Reproduce the listing below word for word, with no pictures.

> _SUPPLIED DATA_:
____________________

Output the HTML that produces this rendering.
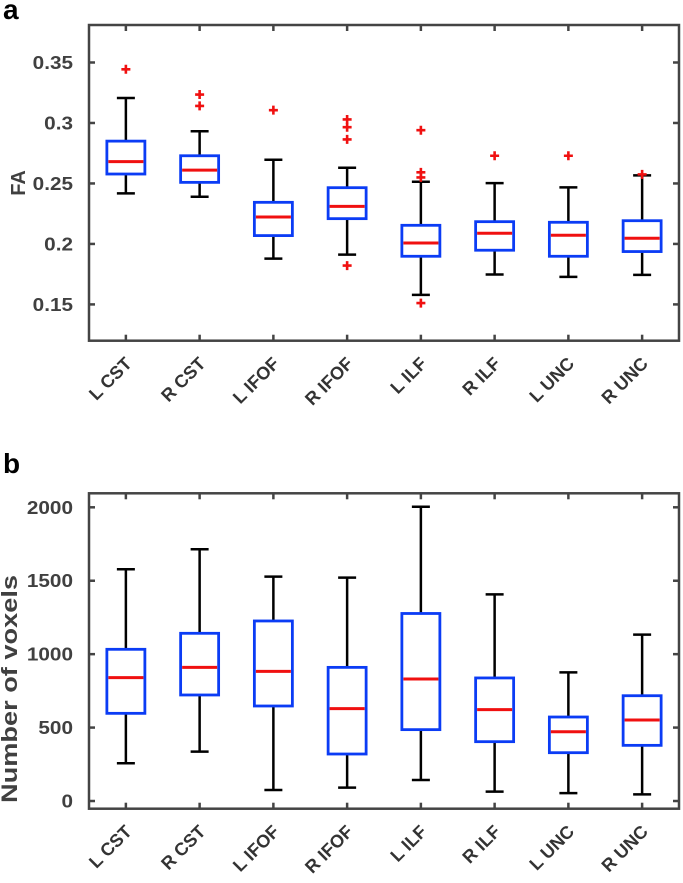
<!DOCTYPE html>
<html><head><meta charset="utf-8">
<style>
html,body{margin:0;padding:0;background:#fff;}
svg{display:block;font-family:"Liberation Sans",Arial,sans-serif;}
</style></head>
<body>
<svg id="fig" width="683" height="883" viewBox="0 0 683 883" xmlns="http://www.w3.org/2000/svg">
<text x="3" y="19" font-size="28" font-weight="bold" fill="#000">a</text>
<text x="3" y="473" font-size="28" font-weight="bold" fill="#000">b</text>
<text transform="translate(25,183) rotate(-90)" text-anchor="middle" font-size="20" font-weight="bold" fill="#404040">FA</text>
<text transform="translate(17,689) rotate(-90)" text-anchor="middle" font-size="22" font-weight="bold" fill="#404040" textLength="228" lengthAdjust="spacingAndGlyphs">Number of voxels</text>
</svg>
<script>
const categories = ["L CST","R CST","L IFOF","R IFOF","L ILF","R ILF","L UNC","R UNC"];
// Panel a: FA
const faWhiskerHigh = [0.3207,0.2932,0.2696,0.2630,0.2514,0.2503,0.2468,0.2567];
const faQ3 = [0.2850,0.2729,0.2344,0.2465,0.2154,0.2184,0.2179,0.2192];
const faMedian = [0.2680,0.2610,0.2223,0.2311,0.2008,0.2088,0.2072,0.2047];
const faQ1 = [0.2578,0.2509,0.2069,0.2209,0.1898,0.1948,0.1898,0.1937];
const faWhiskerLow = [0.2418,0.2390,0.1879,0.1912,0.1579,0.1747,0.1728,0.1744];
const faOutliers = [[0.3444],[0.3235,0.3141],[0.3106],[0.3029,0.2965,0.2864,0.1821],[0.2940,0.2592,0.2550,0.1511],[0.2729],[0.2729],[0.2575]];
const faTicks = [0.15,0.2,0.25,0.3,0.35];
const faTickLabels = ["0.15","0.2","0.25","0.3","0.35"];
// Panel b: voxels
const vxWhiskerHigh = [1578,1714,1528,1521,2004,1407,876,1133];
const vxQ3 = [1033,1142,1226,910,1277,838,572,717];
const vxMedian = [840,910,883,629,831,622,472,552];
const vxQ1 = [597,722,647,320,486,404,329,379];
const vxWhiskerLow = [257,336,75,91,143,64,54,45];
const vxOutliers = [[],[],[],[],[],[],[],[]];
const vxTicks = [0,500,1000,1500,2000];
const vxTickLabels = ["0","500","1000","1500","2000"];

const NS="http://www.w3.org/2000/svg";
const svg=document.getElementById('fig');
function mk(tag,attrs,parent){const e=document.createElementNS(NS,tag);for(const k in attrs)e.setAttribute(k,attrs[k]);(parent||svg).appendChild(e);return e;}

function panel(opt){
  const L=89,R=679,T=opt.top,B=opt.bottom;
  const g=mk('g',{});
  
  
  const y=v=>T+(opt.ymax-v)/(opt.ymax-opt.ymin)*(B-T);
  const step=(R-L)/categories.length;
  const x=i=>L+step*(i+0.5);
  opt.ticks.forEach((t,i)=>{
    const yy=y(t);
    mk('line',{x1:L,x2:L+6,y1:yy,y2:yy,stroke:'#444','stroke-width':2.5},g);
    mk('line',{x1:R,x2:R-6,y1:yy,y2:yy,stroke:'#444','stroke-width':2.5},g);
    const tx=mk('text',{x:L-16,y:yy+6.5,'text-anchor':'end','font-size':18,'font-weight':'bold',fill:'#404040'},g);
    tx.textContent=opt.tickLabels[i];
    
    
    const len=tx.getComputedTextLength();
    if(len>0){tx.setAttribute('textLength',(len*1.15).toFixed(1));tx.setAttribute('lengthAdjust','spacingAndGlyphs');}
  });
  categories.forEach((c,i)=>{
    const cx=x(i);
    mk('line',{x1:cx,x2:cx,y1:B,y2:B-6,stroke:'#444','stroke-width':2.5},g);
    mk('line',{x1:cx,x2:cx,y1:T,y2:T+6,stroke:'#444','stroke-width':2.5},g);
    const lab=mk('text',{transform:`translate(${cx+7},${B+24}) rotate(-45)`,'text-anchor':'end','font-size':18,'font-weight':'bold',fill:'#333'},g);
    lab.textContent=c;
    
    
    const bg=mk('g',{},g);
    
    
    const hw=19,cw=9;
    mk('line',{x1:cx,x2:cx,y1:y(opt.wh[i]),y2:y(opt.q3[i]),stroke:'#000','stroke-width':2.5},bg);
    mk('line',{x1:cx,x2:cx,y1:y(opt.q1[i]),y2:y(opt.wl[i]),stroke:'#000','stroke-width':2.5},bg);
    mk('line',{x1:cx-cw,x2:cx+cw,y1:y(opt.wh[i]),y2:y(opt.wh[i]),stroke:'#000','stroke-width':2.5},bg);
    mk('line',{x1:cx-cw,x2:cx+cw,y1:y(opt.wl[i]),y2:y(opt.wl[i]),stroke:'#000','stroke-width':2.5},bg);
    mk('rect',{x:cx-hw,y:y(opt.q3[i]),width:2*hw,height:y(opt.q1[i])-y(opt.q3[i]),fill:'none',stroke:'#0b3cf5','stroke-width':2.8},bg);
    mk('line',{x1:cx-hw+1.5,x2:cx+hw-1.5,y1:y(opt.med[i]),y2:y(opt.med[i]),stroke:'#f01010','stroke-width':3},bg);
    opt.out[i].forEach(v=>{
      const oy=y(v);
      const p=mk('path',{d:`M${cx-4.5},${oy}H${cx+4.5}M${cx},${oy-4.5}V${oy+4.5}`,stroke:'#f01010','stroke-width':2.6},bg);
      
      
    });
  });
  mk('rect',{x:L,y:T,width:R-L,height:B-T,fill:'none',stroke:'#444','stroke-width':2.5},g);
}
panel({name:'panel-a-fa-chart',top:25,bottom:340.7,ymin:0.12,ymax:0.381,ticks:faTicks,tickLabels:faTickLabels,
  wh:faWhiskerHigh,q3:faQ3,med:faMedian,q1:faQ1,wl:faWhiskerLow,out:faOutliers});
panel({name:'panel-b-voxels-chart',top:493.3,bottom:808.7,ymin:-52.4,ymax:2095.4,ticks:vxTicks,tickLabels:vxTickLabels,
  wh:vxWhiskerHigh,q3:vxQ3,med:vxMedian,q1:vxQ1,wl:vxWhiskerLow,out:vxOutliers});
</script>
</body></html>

____________________

> _TASK RESULT_:
Output the HTML that produces this rendering.
<!DOCTYPE html>
<html><head><meta charset="utf-8">
<style>
html,body{margin:0;padding:0;background:#fff;}
svg{display:block;font-family:"Liberation Sans",Arial,sans-serif;}
</style></head>
<body>
<svg id="fig" width="683" height="883" viewBox="0 0 683 883" xmlns="http://www.w3.org/2000/svg">
<text x="3" y="19" font-size="28" font-weight="bold" fill="#000">a</text>
<text x="3" y="473" font-size="28" font-weight="bold" fill="#000">b</text>
<text transform="translate(25,183) rotate(-90)" text-anchor="middle" font-size="20" font-weight="bold" fill="#404040">FA</text>
<text transform="translate(17,689) rotate(-90)" text-anchor="middle" font-size="22" font-weight="bold" fill="#404040" textLength="228" lengthAdjust="spacingAndGlyphs">Number of voxels</text>
</svg>
<script>
const categories = ["L CST","R CST","L IFOF","R IFOF","L ILF","R ILF","L UNC","R UNC"];
// Panel a: FA
const faWhiskerHigh = [0.3207,0.2932,0.2696,0.2630,0.2514,0.2503,0.2468,0.2567];
const faQ3 = [0.2850,0.2729,0.2344,0.2465,0.2154,0.2184,0.2179,0.2192];
const faMedian = [0.2680,0.2610,0.2223,0.2311,0.2008,0.2088,0.2072,0.2047];
const faQ1 = [0.2578,0.2509,0.2069,0.2209,0.1898,0.1948,0.1898,0.1937];
const faWhiskerLow = [0.2418,0.2390,0.1879,0.1912,0.1579,0.1747,0.1728,0.1744];
const faOutliers = [[0.3444],[0.3235,0.3141],[0.3106],[0.3029,0.2965,0.2864,0.1821],[0.2940,0.2592,0.2550,0.1511],[0.2729],[0.2729],[0.2575]];
const faTicks = [0.15,0.2,0.25,0.3,0.35];
const faTickLabels = ["0.15","0.2","0.25","0.3","0.35"];
// Panel b: voxels
const vxWhiskerHigh = [1578,1714,1528,1521,2004,1407,876,1133];
const vxQ3 = [1033,1142,1226,910,1277,838,572,717];
const vxMedian = [840,910,883,629,831,622,472,552];
const vxQ1 = [597,722,647,320,486,404,329,379];
const vxWhiskerLow = [257,336,75,91,143,64,54,45];
const vxOutliers = [[],[],[],[],[],[],[],[]];
const vxTicks = [0,500,1000,1500,2000];
const vxTickLabels = ["0","500","1000","1500","2000"];

const NS="http://www.w3.org/2000/svg";
const svg=document.getElementById('fig');
function mk(tag,attrs,parent){const e=document.createElementNS(NS,tag);for(const k in attrs)e.setAttribute(k,attrs[k]);(parent||svg).appendChild(e);return e;}

function panel(opt){
  const L=89,R=679,T=opt.top,B=opt.bottom;
  const g=mk('g',{});
  
  
  const y=v=>T+(opt.ymax-v)/(opt.ymax-opt.ymin)*(B-T);
  const step=(R-L)/categories.length;
  const x=i=>L+step*(i+0.5);
  opt.ticks.forEach((t,i)=>{
    const yy=y(t);
    mk('line',{x1:L,x2:L+6,y1:yy,y2:yy,stroke:'#444','stroke-width':2.5},g);
    mk('line',{x1:R,x2:R-6,y1:yy,y2:yy,stroke:'#444','stroke-width':2.5},g);
    const tx=mk('text',{x:L-16,y:yy+6.5,'text-anchor':'end','font-size':18,'font-weight':'bold',fill:'#404040'},g);
    tx.textContent=opt.tickLabels[i];
    
    
    const len=tx.getComputedTextLength();
    if(len>0){tx.setAttribute('textLength',(len*1.15).toFixed(1));tx.setAttribute('lengthAdjust','spacingAndGlyphs');}
  });
  categories.forEach((c,i)=>{
    const cx=x(i);
    mk('line',{x1:cx,x2:cx,y1:B,y2:B-6,stroke:'#444','stroke-width':2.5},g);
    mk('line',{x1:cx,x2:cx,y1:T,y2:T+6,stroke:'#444','stroke-width':2.5},g);
    const lab=mk('text',{transform:`translate(${cx+7},${B+24}) rotate(-45)`,'text-anchor':'end','font-size':18,'font-weight':'bold',fill:'#333'},g);
    lab.textContent=c;
    
    
    const bg=mk('g',{},g);
    
    
    const hw=19,cw=9;
    mk('line',{x1:cx,x2:cx,y1:y(opt.wh[i]),y2:y(opt.q3[i]),stroke:'#000','stroke-width':2.5},bg);
    mk('line',{x1:cx,x2:cx,y1:y(opt.q1[i]),y2:y(opt.wl[i]),stroke:'#000','stroke-width':2.5},bg);
    mk('line',{x1:cx-cw,x2:cx+cw,y1:y(opt.wh[i]),y2:y(opt.wh[i]),stroke:'#000','stroke-width':2.5},bg);
    mk('line',{x1:cx-cw,x2:cx+cw,y1:y(opt.wl[i]),y2:y(opt.wl[i]),stroke:'#000','stroke-width':2.5},bg);
    mk('rect',{x:cx-hw,y:y(opt.q3[i]),width:2*hw,height:y(opt.q1[i])-y(opt.q3[i]),fill:'none',stroke:'#0b3cf5','stroke-width':2.8},bg);
    mk('line',{x1:cx-hw+1.5,x2:cx+hw-1.5,y1:y(opt.med[i]),y2:y(opt.med[i]),stroke:'#f01010','stroke-width':3},bg);
    opt.out[i].forEach(v=>{
      const oy=y(v);
      const p=mk('path',{d:`M${cx-4.5},${oy}H${cx+4.5}M${cx},${oy-4.5}V${oy+4.5}`,stroke:'#f01010','stroke-width':2.6},bg);
      
      
    });
  });
  mk('rect',{x:L,y:T,width:R-L,height:B-T,fill:'none',stroke:'#444','stroke-width':2.5},g);
}
panel({name:'panel-a-fa-chart',top:25,bottom:340.7,ymin:0.12,ymax:0.381,ticks:faTicks,tickLabels:faTickLabels,
  wh:faWhiskerHigh,q3:faQ3,med:faMedian,q1:faQ1,wl:faWhiskerLow,out:faOutliers});
panel({name:'panel-b-voxels-chart',top:493.3,bottom:808.7,ymin:-52.4,ymax:2095.4,ticks:vxTicks,tickLabels:vxTickLabels,
  wh:vxWhiskerHigh,q3:vxQ3,med:vxMedian,q1:vxQ1,wl:vxWhiskerLow,out:vxOutliers});
</script>
</body></html>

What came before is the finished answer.